For all their on-camera posturing against the elites, the McMahons have long been engaged in a flirtation with the forces of respectability. Over the years the WWE has tried to translate its brand to mainstream ventures like a football league and a Times Square theme restaurant. Both were expensive debacles. The company is currently expanding into movie- making, signing up former Oscar nominees like Ed Harris and Patricia Clarkson to star alongside wrestlers. The films are part of a broader push to tone down the WWE's attitude. After years of defending the company over its racy content, which once prompted advertisers like Coca-Cola (KO) to pull its ads, it was apparently Linda and Stephanie who decided it was time for less misogyny and gore. Revenues have been hit by the recession, as well as by competition from the authentic blood sport of mixed martial arts, and the McMahons calculated that audiences and advertisers want something more family friendly.
The McMahons own an $11 million Greenwich estate and have become accepted members of Connecticut society. Lowell P. Weicker, a former GOP senator and governor, is a member of WWE's board. The current governor, Jodi M. Rell, paved the way for McMahon's entry into politics by appointing her in early 2009 to the state board of education, over the objections of some in the legislature who questioned her wrestling background. McMahon told me that brief experience gave her a taste for public service, which matured into a desire to run for the Senate as she watched President Barack Obama enact policies that encumbered entrepreneurs with taxes, regulations, and obligations to provide health-care benefits. "It was just one thing after the other, after the other," she said. "We need, I believe, more representative senators and congressmen and women who are more in tune to the people who sent them to Washington." She's pro-choice, against repealing President Bush's tax cuts, and skeptical of the bill sponsored by Senator Christopher Dodd (D-Conn.) that would place new rules on the banking industry and create a consumer protection agency, which she calls "just another added layer of bureaucracy."

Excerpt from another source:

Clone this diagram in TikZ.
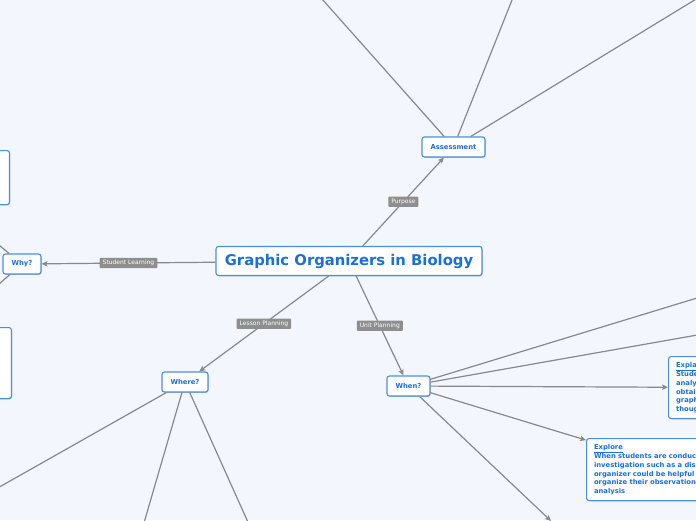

Although the WWE has sponsored voter registration drives, and McMahon appeared alongside The Rock at the 2000 GOP convention, people who know her say her interest in the Senate came as a surprise. "No, I didn't ever sense that this is the direction that she wanted to go in," says Weicker, an admirer who is nonetheless unsure if McMahon's prepared for the harsh business of campaigning. "She's already seen enough to know that she's got a rough road ahead."
In her short time in politics, however, McMahon has shown herself to be a formidable combatant. When she launched her campaign last September, her initial target was Dodd, a Democrat who was expected to run again for his seat. She aired a series of commercials attacking the senator as an out-of-touch incumbent who was beholden to special interests. Facing declining poll numbers and the prospect of a free-spending opponent, Dodd dropped out of the race in January, making way for a far more popular Democratic candidate, Richard Blumenthal, the state's long-serving Attorney General.